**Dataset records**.
■ ■ ■ ■ ■
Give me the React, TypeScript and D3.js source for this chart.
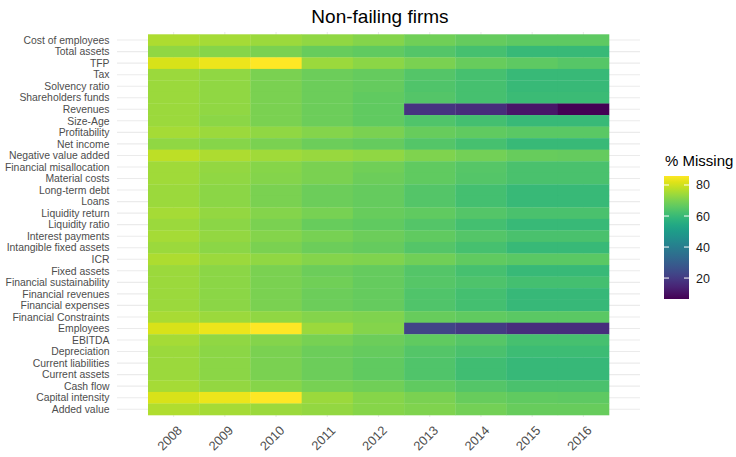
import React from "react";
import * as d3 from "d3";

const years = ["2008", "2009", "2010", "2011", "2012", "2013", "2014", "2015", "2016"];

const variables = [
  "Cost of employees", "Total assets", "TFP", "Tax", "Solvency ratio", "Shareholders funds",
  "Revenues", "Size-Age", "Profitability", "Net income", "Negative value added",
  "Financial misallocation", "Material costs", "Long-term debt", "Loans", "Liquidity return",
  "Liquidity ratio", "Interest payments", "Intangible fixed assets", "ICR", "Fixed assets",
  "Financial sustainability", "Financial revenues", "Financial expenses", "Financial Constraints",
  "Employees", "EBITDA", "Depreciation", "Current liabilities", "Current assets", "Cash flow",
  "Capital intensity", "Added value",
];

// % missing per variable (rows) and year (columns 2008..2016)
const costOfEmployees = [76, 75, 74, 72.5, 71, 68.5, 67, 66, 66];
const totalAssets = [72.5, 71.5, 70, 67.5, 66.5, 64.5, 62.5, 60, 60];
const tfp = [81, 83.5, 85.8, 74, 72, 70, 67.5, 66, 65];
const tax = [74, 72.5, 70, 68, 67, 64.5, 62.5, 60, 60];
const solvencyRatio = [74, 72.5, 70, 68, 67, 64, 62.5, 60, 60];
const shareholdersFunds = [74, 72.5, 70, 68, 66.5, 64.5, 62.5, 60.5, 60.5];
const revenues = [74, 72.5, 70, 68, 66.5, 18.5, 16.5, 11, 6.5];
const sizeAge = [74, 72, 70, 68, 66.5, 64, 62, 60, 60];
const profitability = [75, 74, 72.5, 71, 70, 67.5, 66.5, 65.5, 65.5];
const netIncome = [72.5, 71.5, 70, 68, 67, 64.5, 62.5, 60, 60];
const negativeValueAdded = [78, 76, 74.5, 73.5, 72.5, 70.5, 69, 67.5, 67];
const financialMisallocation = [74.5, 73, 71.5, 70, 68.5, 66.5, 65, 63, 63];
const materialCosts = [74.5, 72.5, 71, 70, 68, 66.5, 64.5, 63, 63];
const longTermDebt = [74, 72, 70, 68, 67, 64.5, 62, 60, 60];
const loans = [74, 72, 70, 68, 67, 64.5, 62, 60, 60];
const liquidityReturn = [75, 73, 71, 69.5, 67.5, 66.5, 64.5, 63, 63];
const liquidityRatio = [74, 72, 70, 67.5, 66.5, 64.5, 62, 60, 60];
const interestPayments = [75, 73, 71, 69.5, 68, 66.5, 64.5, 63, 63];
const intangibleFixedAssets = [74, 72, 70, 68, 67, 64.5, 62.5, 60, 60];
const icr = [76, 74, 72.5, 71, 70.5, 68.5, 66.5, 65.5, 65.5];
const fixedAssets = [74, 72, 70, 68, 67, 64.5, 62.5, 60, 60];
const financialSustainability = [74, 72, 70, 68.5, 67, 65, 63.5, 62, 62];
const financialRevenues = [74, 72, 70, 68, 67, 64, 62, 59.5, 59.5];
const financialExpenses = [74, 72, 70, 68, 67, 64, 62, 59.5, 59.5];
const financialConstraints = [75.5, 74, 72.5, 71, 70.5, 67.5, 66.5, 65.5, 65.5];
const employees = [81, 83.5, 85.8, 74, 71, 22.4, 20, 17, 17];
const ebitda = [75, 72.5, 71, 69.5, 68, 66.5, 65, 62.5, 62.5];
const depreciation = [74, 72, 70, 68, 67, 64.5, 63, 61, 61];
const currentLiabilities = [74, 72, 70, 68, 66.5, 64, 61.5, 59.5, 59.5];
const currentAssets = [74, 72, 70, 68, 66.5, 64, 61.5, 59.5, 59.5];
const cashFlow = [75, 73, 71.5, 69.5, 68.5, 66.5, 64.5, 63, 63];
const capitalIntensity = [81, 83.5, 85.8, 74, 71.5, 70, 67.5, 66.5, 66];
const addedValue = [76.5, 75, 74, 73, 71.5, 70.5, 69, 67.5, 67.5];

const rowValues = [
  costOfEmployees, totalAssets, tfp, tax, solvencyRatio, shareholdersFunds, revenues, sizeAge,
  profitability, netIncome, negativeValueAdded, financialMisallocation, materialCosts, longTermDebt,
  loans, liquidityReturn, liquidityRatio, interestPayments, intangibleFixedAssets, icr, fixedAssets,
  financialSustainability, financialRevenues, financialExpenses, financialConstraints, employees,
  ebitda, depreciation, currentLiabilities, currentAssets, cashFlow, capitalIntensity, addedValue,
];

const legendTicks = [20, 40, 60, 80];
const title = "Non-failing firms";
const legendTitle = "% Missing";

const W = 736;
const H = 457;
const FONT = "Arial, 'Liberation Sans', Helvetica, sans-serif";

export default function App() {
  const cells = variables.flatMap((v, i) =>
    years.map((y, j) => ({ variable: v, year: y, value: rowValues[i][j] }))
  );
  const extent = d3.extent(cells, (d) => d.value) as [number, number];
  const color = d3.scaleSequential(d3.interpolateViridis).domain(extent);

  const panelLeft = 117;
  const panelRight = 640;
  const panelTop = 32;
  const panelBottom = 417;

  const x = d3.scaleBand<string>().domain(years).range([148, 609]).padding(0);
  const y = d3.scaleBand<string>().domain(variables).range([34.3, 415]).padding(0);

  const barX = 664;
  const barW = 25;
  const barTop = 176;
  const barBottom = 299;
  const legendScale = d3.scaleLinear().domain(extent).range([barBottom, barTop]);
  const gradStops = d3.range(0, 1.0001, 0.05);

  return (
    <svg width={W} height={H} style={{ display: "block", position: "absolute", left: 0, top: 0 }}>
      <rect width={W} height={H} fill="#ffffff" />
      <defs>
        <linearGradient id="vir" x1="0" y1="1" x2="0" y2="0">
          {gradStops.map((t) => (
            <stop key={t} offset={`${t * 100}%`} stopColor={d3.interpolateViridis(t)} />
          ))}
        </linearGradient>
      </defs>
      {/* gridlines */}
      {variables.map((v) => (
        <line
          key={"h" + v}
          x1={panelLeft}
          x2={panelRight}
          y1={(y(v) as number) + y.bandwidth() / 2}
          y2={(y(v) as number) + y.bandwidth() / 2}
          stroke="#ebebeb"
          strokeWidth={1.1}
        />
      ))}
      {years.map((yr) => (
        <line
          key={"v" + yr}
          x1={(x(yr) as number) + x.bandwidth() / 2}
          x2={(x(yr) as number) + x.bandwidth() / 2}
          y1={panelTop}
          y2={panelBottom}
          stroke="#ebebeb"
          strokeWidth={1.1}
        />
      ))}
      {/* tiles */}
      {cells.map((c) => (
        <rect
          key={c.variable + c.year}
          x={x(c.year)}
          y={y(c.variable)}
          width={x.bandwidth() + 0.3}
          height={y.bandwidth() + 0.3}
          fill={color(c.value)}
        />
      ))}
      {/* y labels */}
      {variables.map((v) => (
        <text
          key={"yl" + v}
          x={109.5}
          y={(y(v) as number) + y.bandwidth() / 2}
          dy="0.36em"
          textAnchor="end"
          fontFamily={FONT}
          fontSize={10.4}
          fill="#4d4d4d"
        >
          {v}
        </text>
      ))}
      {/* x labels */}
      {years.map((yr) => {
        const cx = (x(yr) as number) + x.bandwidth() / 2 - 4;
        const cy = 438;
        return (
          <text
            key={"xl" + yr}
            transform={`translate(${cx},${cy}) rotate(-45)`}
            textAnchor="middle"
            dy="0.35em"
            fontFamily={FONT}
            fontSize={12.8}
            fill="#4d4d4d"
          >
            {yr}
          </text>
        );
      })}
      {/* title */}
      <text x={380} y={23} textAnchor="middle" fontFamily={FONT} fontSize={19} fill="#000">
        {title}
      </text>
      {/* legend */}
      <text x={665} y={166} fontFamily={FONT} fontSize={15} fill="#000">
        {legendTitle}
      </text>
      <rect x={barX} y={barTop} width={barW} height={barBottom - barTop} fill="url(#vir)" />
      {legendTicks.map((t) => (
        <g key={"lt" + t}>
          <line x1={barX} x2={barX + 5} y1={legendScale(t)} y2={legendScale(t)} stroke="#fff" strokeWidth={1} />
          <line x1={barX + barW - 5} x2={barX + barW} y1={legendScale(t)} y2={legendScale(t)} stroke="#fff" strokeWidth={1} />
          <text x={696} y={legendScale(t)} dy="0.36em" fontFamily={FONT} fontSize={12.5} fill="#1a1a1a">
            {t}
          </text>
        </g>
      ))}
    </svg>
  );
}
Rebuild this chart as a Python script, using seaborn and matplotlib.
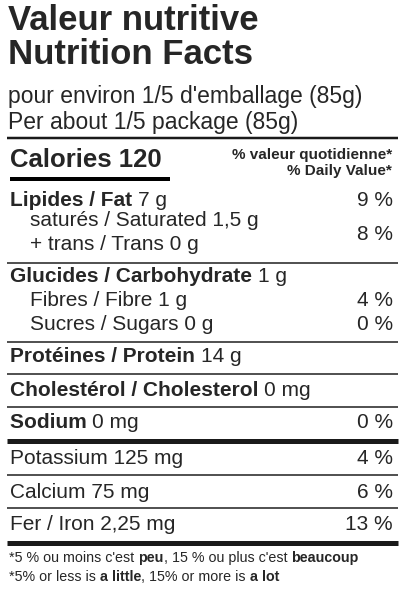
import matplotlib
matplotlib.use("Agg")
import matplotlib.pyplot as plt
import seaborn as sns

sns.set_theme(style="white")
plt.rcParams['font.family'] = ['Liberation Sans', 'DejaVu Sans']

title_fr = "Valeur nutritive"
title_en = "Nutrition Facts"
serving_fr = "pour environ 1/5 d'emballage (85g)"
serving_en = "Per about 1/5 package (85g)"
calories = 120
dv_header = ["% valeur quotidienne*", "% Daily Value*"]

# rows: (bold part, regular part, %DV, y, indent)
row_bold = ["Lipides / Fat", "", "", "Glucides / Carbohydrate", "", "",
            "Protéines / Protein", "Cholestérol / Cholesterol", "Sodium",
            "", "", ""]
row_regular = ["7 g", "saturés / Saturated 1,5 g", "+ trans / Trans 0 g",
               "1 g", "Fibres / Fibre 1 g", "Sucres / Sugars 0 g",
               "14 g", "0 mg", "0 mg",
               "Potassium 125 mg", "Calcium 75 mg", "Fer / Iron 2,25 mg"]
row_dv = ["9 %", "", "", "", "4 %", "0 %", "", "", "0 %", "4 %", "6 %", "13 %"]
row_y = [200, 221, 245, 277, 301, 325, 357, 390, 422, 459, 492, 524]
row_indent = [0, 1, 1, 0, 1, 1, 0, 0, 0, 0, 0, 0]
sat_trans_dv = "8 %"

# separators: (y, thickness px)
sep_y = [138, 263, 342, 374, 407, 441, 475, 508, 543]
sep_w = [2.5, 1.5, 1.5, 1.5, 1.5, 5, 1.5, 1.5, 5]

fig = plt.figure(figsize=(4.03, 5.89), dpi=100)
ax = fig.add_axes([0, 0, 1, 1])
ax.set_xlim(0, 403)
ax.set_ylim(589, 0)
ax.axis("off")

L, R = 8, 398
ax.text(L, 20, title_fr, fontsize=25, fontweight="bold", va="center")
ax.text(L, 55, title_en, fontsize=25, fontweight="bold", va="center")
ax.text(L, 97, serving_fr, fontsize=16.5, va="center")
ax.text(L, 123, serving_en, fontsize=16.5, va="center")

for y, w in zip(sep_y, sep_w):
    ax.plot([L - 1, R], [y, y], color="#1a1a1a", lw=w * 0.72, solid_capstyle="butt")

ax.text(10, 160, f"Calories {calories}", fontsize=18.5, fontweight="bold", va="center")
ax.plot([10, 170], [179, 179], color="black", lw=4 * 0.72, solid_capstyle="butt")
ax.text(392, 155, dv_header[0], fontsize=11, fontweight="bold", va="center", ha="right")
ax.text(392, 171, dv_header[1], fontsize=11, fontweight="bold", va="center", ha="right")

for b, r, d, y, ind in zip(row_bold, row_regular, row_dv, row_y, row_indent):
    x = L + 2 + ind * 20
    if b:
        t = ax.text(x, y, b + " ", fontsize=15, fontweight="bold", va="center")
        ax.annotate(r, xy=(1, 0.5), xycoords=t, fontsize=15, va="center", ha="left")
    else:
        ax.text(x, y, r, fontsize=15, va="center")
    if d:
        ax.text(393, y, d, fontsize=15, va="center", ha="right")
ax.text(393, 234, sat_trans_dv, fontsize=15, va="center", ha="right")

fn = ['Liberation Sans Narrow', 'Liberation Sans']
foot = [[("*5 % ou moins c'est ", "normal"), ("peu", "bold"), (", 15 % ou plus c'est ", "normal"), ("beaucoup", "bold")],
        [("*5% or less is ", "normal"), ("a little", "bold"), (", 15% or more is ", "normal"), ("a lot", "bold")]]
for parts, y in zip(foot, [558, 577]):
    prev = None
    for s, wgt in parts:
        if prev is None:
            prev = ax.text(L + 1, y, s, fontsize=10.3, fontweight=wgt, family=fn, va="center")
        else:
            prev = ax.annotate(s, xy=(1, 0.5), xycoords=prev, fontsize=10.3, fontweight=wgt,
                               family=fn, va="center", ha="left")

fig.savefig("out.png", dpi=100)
■ ■ ■ ■ ■
**Task objective**. Take out nothing but the lines from the one containing "Rebuild this chart" to the one containing "plt.rcParams['font.family'] = ['Liberation", inclusive, retyped exactly. Drop the pictures.

**Answer to this task**.
Rebuild this chart as a Python script, using seaborn and matplotlib.
import matplotlib
matplotlib.use("Agg")
import matplotlib.pyplot as plt
import seaborn as sns

sns.set_theme(style="white")
plt.rcParams['font.family'] = ['Liberation Sans', 'DejaVu Sans']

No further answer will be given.